As you said, corporate taxes can be tricky to get right. But income taxes are more straightforward.
If we would at least raise the income tax on the rich, that would help with the deficit and not affect businesses like many Republicans believe.
I've been saying this a lot lately, but when an executive takes a $1,000,000 paycheck, that money is taken out of the business. That money is never going to go toward employee salaries or anything even remotely business related. That is their own personal spending money to buy jets and BMWs and fancy suits and whatever else rich people blow their money on.
By raising the income tax on the rich they could either take the same amount from the business and pay the tax, they could take less money and pay less taxes, or they could be real assholes and take more to pay for their taxes. If the latter is what happens we need to put some serious thought into how businesses should work. I'm thinking like employee owned business with no one person at the top taking all the profits for themselves.
[editline]3rd August 2011[/editline]
I worked at a job for 3 years as a programmer at a place where I got paid $9.50 per hour because I was 17 when I was hired and then they start laying people off and cutting hours and benefits as the people on top drove into work every day in their gas guzzling BMW SUVs and took trips to Hawaii and California. I finally quit after my boss started bitching about how I was 5 minutes late every day and how I was cheating the company out of $5 and how dishonest it was. Fuck that shit.
If that's not worker exploitation, I don't know what is. There has to be some way for an average guy like me to get my fair share.
[QUOTE=PvtCupcakes;31501709]As you said, corporate taxes can be tricky to get right. But income taxes are more straightforward.

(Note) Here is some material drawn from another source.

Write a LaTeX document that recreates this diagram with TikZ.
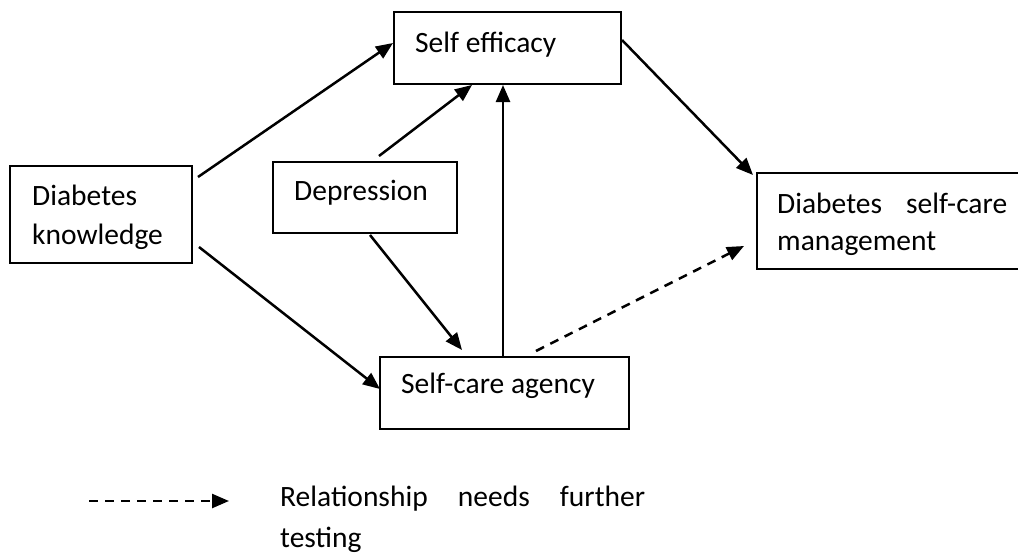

If we would at least raise the income tax on the rich, that would help with the deficit and not affect businesses like many Republicans believe.
I've been saying this a lot lately, but when an executive takes a $1,000,000 paycheck, that money is taken out of the business. That money is never going to go toward employee salaries or anything even remotely business related. That is their own personal spending money to buy jets and BMWs and fancy suits and whatever else rich people blow their money on.

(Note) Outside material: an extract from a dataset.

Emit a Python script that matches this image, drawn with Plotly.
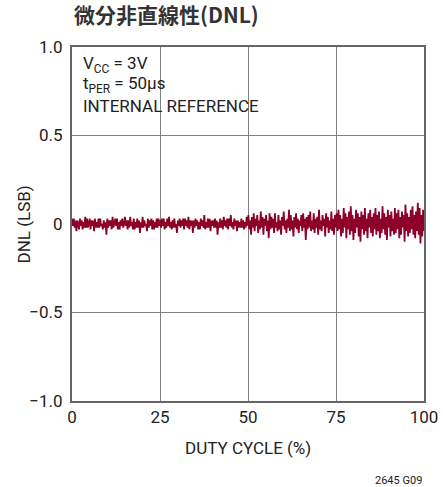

By raising the income tax on the rich they could either take the same amount from the business and pay the tax, they could take less money and pay less taxes, or they could be real assholes and take more to pay for their taxes. If the latter is what happens we need to put some serious thought into how businesses should work. I'm thinking like employee owned business with no one person at the top taking all the profits for themselves.[/QUOTE]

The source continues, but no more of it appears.